The great Carmen Maura (Women on the Verge of a Nervous Breakdown) gifts cinemagoers with a captivating, heartbreaking performance in Maryam Touzani’s Spanish-language feature debut, Calle Málaga. The astonishing actress, who was featured in many a Pedro Almodóvar pelicula, is onscreen for most of the near two-hour running time.
Maura plays Maria Angeles, a 74-year-old woman who has spent her life in the close-knit Spanish community of Tangier, Morocco, only to have her daughter, Clara (Marta Etura), arrive from Madrid—after not visiting for over a year—with life-changing news. Clara, desperate for money, is selling the home Maria spent her life in. Clara presents Maria with two choices; go back to Madrid with Clara or move to a government-paid old age home. Maria is understandably devastated, but because the home was placed in Clara’s name, she has no say. And her daughter doesn’t seem to have much empathy, demanding her mother leave the home immediately, since unfurnished homes are easier to sell.
Maria proceeds to watch as all the furniture and possessions she spent a lifetime accumulating are sold to a seemingly uncaring vintage dealer. She, then, moves into the senior home, where she is absolutely miserable, Once her daughter is gone, she returns to her, now empty, house and comes up with an ingenious plan to buy back her furniture, one that that involves the community’s love for…soccer!
Calle Málaga is an exquisite film that treats its lead character with the respect she deserves. Maria’s remarkable journey has her rediscovering intimacy as well as a sense of purpose. The intelligent and touching screenplay, by Touzani and Nabil Ayouch, is never overly sentimental or maudlin. Instead, the filmmakers, along with the transfixing Maura, create an authentic character who will do what she must to hold onto her beloved home.
The film has some keen things to say about the way society (mis)treats the elderly, as if they have an expiration date. And warns of the dangers of trusting that people–even loved ones–will do the right thing when the time comes.
Maria is a true septuagenarian heroine.
Virginie Surdej’s camerawork is to be commended for allowing Maura’s stunning face to do so much of the storytelling.
In a key supporting role, Maria Alfonsa Rosso slyly scene-steals as Maria’s old friend Josefa, a nun who has taken a vow of silence but provides an ear for all of Maria’s woes, thrills and confessions. Her looks of shock are priceless.
Ahmed Boulane has a wonderfully surprising arc as the vintage furniture dealer who turns out to play a major role in Maria’s journey.
My only disappointment occurred in the final moments.
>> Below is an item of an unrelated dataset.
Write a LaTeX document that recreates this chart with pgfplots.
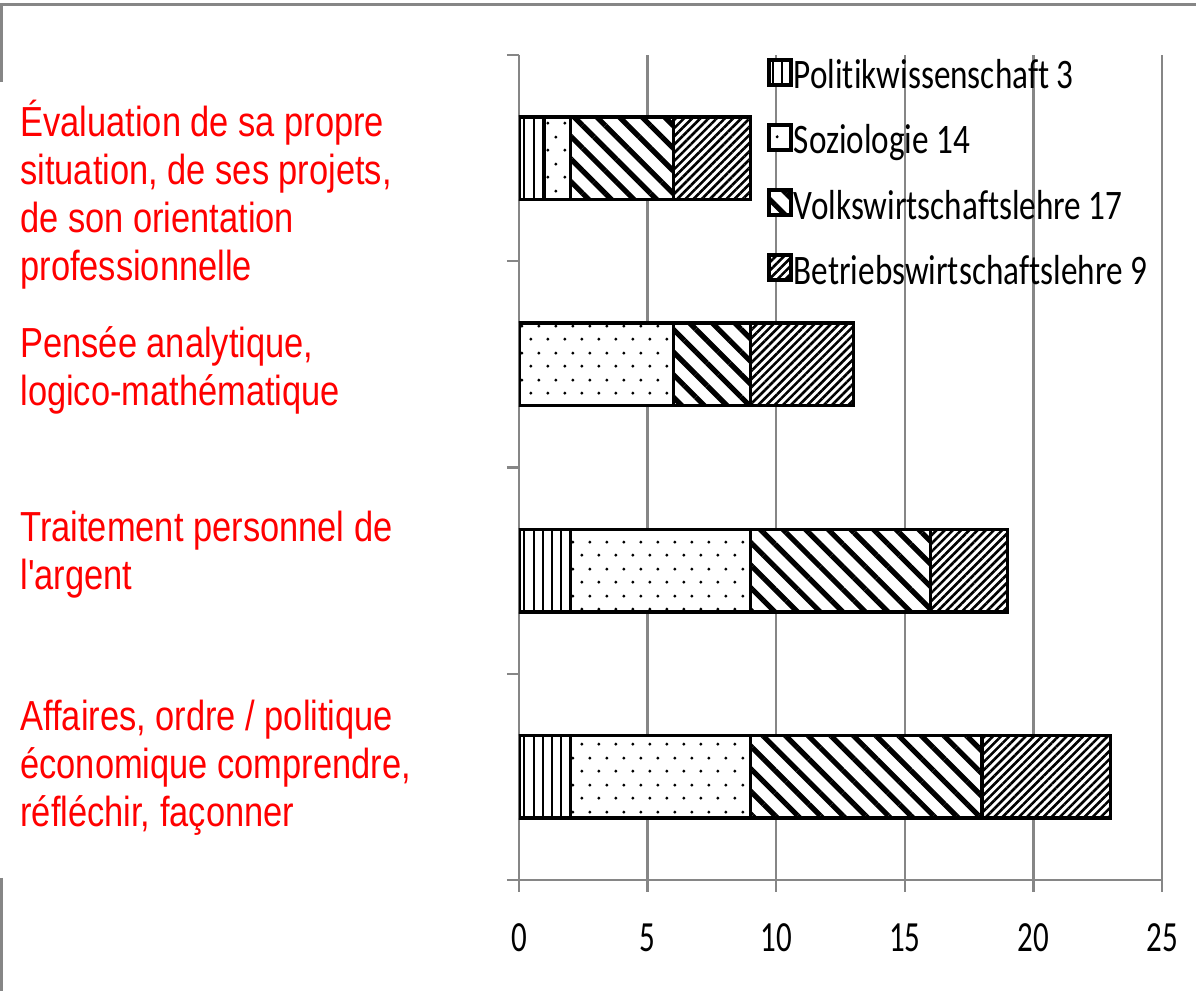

I wholly understand the reason the movie ends the way it does, but I was hoping for a denouement befitting the film’s extraordinary protagonist.
Touzani’s 2022 queer-themed feature, The Blue Caftan, was Morocco’s International Feature Oscar submission and made the shortlist. Calle Málaga lists Morocco, France, Spain and Germany as producing countries. Hopefully one of these nations will submit the film to AMPAS, because it certainly merits consideration.
Calle Málaga is mostly in Spanish, and some Arabic—with English subtitles and is part of the Venice Spotlight Series.